- **Requirements**
In the lines below, output everything from the first line through the line containing "plt.rcParams['axes.formatter.use_mathtext'] = True" exactly as it is. Pictures are not part of the output.

- **Dataset content**
--------------------------------

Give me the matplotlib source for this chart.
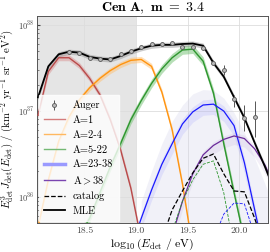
import numpy as np
import matplotlib
matplotlib.use("Agg")
import matplotlib.pyplot as plt
from matplotlib.lines import Line2D

plt.rcParams['font.family'] = 'cmr10'
plt.rcParams['mathtext.fontset'] = 'cm'
plt.rcParams['axes.formatter.use_mathtext'] = True

# Auger data: log10(E) and log10(E^3 J) with asymmetric errors (dex)
auger_lg = [18.35, 18.45, 18.55, 18.65, 18.75, 18.85, 18.95, 19.05, 19.15, 19.25,
            19.35, 19.45, 19.55, 19.65, 19.75, 19.85, 19.95, 20.05, 20.15]
auger_logflux = [37.69, 37.68, 37.62, 37.61, 37.60, 37.66, 37.70, 37.74, 37.78, 37.78,
                 37.79, 37.75, 37.75, 37.73, 37.56, 37.48, 37.14, 36.92, 36.93]
auger_up = [0.01, 0.01, 0.01, 0.01, 0.01, 0.01, 0.01, 0.01, 0.01, 0.01,
            0.01, 0.015, 0.015, 0.02, 0.03, 0.05, 0.05, 0.155, 0.19]
auger_lo = [0.01, 0.01, 0.01, 0.01, 0.01, 0.01, 0.01, 0.01, 0.01, 0.01,
            0.01, 0.015, 0.015, 0.02, 0.03, 0.06, 0.09, 0.155, 0.23]

# model components (log10 flux on a 0.1 grid)
red_lg = [18.05, 18.15, 18.25, 18.35, 18.45, 18.55, 18.65, 18.75, 18.85, 18.95, 19.05]
red_flux = [36.95, 37.46, 37.62, 37.62, 37.53, 37.38, 37.19, 36.90, 36.55, 36.10, 35.50]

orange_lg = [18.05, 18.15, 18.25, 18.35, 18.45, 18.55, 18.65, 18.75, 18.85, 18.95,
             19.05, 19.15, 19.25, 19.35, 19.45, 19.55]
orange_flux = [35.65, 36.20, 36.65, 36.93, 37.13, 37.27, 37.38, 37.47, 37.54, 37.59,
               37.60, 37.52, 37.22, 36.78, 36.15, 35.40]

green_lg = [18.45, 18.55, 18.65, 18.75, 18.85, 18.95, 19.05, 19.15, 19.25, 19.35,
            19.45, 19.55, 19.65, 19.75, 19.85, 19.95, 20.05]
green_flux = [35.55, 35.75, 36.05, 36.35, 36.62, 36.90, 37.12, 37.32, 37.49, 37.62,
              37.71, 37.72, 37.58, 37.21, 36.62, 36.05, 35.50]

blue_lg = [18.95, 19.05, 19.15, 19.25, 19.35, 19.45, 19.55, 19.65, 19.75, 19.85,
           19.95, 20.05, 20.15, 20.25]
blue_flux = [35.40, 35.75, 36.08, 36.38, 36.62, 36.85, 36.99, 37.07, 37.08, 37.00,
             36.83, 36.40, 35.85, 35.30]

purple_lg = [19.25, 19.35, 19.45, 19.55, 19.65, 19.75, 19.85, 19.95, 20.05, 20.15, 20.25, 20.35]
purple_flux = [35.20, 35.55, 35.95, 36.27, 36.49, 36.60, 36.67, 36.71, 36.68, 36.56, 36.37, 36.10]

cat_lg = [19.15, 19.25, 19.35, 19.45, 19.55, 19.65, 19.75, 19.85, 19.95, 20.05, 20.15, 20.25]
cat_flux = [35.15, 35.50, 35.85, 36.07, 36.28, 36.45, 36.50, 36.27, 36.07, 36.06, 35.75, 35.40]

cat_green_lg = [19.25, 19.35, 19.45, 19.55, 19.65, 19.75, 19.85, 19.95]
cat_green_flux = [35.30, 35.60, 35.95, 36.20, 36.38, 36.42, 36.05, 35.40]

cat_blue_lg = [19.75, 19.85, 19.95, 20.05, 20.15]
cat_blue_flux = [35.50, 35.80, 35.93, 35.92, 35.55]

mle_lg = [18.05, 18.15, 18.25, 18.35, 18.45, 18.55, 18.65, 18.75, 18.85, 18.95,
          19.05, 19.15, 19.25, 19.35, 19.45, 19.55, 19.65, 19.75, 19.85, 19.95,
          20.05, 20.15, 20.25, 20.35]
mle_flux = [37.16, 37.52, 37.66, 37.69, 37.68, 37.63, 37.61, 37.60, 37.64, 37.69,
            37.73, 37.76, 37.77, 37.77, 37.78, 37.785, 37.76, 37.56, 37.40, 37.16,
            36.92, 36.63, 36.35, 36.05]

# upper envelope of the faint posterior sample cloud
cloud_lg = [19.05, 19.15, 19.25, 19.35, 19.45, 19.55, 19.65, 19.75, 19.85, 19.95,
            20.05, 20.15, 20.25, 20.35]
cloud_hi = [35.95, 36.30, 36.62, 36.88, 37.07, 37.20, 37.25, 37.24, 37.15, 36.98,
            36.75, 36.45, 36.15, 35.85]

fig = plt.figure(figsize=(2.7, 2.52), dpi=100)
ax = fig.add_axes([0.137, 0.116, 0.856, 0.822])

ymin, ymax = 10**35.7, 10**38.11
ax.axvspan(17.9, 19.0, color='#e5e5e5', zorder=0, lw=0)

def p(v):
    return 10**np.array(v)

# sample cloud
ax.fill_between(cloud_lg, ymin / 10, p(cloud_hi), color='#d2d2ea', alpha=0.3, lw=0, zorder=1)
ax.fill_between(blue_lg, p(blue_flux) / 10**0.12, p(blue_flux) * 10**0.06,
                color='#9090ff', alpha=0.18, lw=0, zorder=1)
ax.fill_between(purple_lg, p(purple_flux) / 10**0.1, p(purple_flux) * 10**0.04,
                color='#b098d0', alpha=0.15, lw=0, zorder=1)

def band(x, y, c, w, a):
    ax.fill_between(x, p(y) / 10**w, p(y) * 10**w, color=c, alpha=a, lw=0, zorder=2)

band(red_lg, red_flux, '#d88a8a', 0.035, 0.45)
band(orange_lg, orange_flux, '#ffc070', 0.035, 0.5)
band(green_lg, green_flux, '#70c070', 0.05, 0.5)
band(mle_lg, mle_flux, '#909090', 0.03, 0.45)

ax.plot(red_lg, p(red_flux), color='#b94a4a', lw=1.0, zorder=3)
ax.plot(orange_lg, p(orange_flux), color='#ff9410', lw=1.0, zorder=3)
ax.plot(green_lg, p(green_flux), color='#2e962e', lw=1.0, zorder=3)
ax.plot(blue_lg, p(blue_flux), color='#1a1aff', lw=0.9, zorder=3)
ax.plot(purple_lg, p(purple_flux), color='#6a2a9a', lw=0.9, zorder=3)
ax.plot(cat_green_lg, p(cat_green_flux), color='#2e962e', lw=0.6, ls='--', zorder=3)
ax.plot(cat_blue_lg, p(cat_blue_flux), color='#1a1aff', lw=0.6, ls='--', zorder=3)
ax.plot(cat_lg, p(cat_flux), color='black', lw=0.9, ls='--', zorder=4)
ax.plot(mle_lg, p(mle_flux), color='black', lw=1.3, zorder=4)

yv = p(auger_logflux)
yerr = [yv - p(np.array(auger_logflux) - np.array(auger_lo)),
        p(np.array(auger_logflux) + np.array(auger_up)) - yv]
eb = ax.errorbar(auger_lg, yv, yerr=yerr, fmt='o', ms=2.8, color='#555555', mfc='#bbbbbb',
                 mew=0.6, elinewidth=0.7, capsize=0, zorder=5)

ax.set_yscale('log')
ax.set_xlim(18.04, 20.28)
ax.set_ylim(ymin, ymax)
ax.set_xticks([18.5, 19.0, 19.5, 20.0])
ax.set_xticklabels(['18.5', '19.0', '19.5', '20.0'])
ax.grid(True, which='major', color='#dddddd', lw=0.6, zorder=0)
ax.set_axisbelow(True)
ax.tick_params(axis='x', labelsize=7, length=0, pad=3, colors='#444444')
ax.tick_params(axis='y', which='major', labelsize=6, length=2, direction='in', colors='#444444', pad=2)
ax.tick_params(axis='y', which='minor', length=1.5, direction='in', colors='#666666')
for s in ax.spines.values():
    s.set_color('#555555')
    s.set_linewidth(0.7)

ax.set_xlabel(r'$\log_{10}(E_{\rm det}\ /\ {\rm eV})$', fontsize=8.5, labelpad=1)
ax.set_ylabel(r'$E_{\rm det}^3\,J_{\rm det}(E_{\rm det})\ /\ ({\rm km}^{-2}\ {\rm yr}^{-1}\ {\rm sr}^{-1}\ {\rm eV}^2)$',
              fontsize=7.8, labelpad=1)
ax.set_title(r'$\mathbf{Cen\ A},\ \mathbf{m}\ \mathbf{=}\ \mathbf{3.4}$', fontsize=10, pad=3)

handles = [
    eb,
    Line2D([], [], color='#d47c7c', lw=1.0),
    Line2D([], [], color='#ffb860', lw=1.0),
    Line2D([], [], color='#74b874', lw=1.0),
    Line2D([], [], color='#9a9aff', lw=2.5),
    Line2D([], [], color='#7a45b0', lw=1.0),
    Line2D([], [], color='black', lw=0.9, ls='--'),
    Line2D([], [], color='black', lw=1.3),
]
labels = ['Auger', 'A=1', 'A=2-4', 'A=5-22', 'A=23-38', r'A${>}$38', 'catalog', 'MLE']
leg = ax.legend(handles, labels, loc='lower left', fontsize=7.5, frameon=True,
                framealpha=0.8, edgecolor='white', fancybox=False,
                handlelength=2.0, labelspacing=0.5, borderaxespad=0.15,
                handletextpad=0.8, borderpad=0.5)
leg.set_zorder(10)

fig.savefig('out.png', dpi=100)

--------------------------------

- **Exercise solution**
Give me the matplotlib source for this chart.
import numpy as np
import matplotlib
matplotlib.use("Agg")
import matplotlib.pyplot as plt
from matplotlib.lines import Line2D

plt.rcParams['font.family'] = 'cmr10'
plt.rcParams['mathtext.fontset'] = 'cm'
plt.rcParams['axes.formatter.use_mathtext'] = True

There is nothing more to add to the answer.